Не дослушав даже, евнух перекосился страхом весь да руками замахал, будто мельница ветряная!

— Ай-ай, к чему говоришь так, зачем того просишь, о чем даже помыслить нельзя?!

— Так ведь не о том речь идет, чтоб теперь это сделать, а лишь ежели только вскроется все! — уговаривает его Яков. — А коли вскроется, так все равно уж будет. А раз поможешь ты нам бежать, так я тебе приют да защиту в государстве нашем обещаю!
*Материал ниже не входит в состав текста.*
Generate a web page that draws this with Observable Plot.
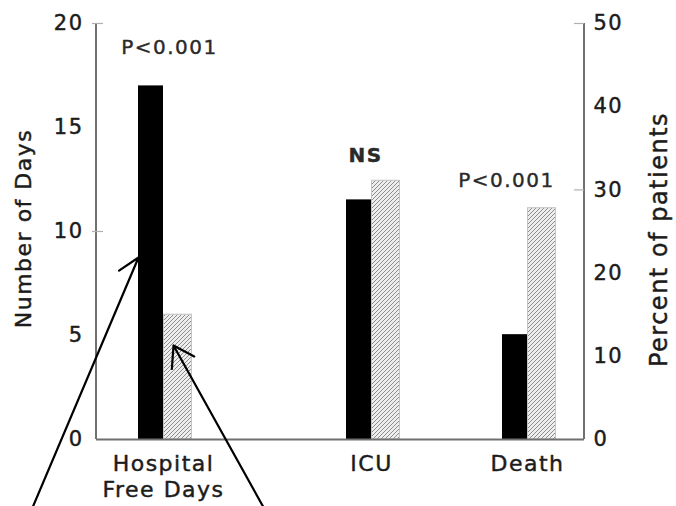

Хоть не может обещаний таких давать!

Да уж все равно ему — коль вскроется заговор их, так евнух, дабы свою шкуру спасти, на все пойдет. А удастся предприятие сие — визирь Аббас Абу-Али, что хранителем шахской печати станет, после ему в деле его поможет. Да и князь Григорий Алексеевич за интриги самовольные с него уж не спросит, получив средь приближенных шаха в союзники себе столь высокого придворного. Коему всегда напомнить можно, кому он счастьем своим обязан... А коли тот заупрямится, припугнуть тем, что все раскрыться может, и тем его тут же на свою сторону склонить!

Долго еще беседа шла, в коей Яков евнуха шахского уговаривал, горы златые суля, да колом вострым пугал. Да и поздно уж было взад пятки давать, что и Яков, и евнух оба понимали! Да одного того, что уж сказано меж ними было, вполне довольно, чтоб обоих их смерти предать!

На том-то они и сговорились...

А после, трех дней не прошло, случилась в гареме шахском беда великая — занемогла вдруг любимая жена шаха Зарина, что он любил без памяти!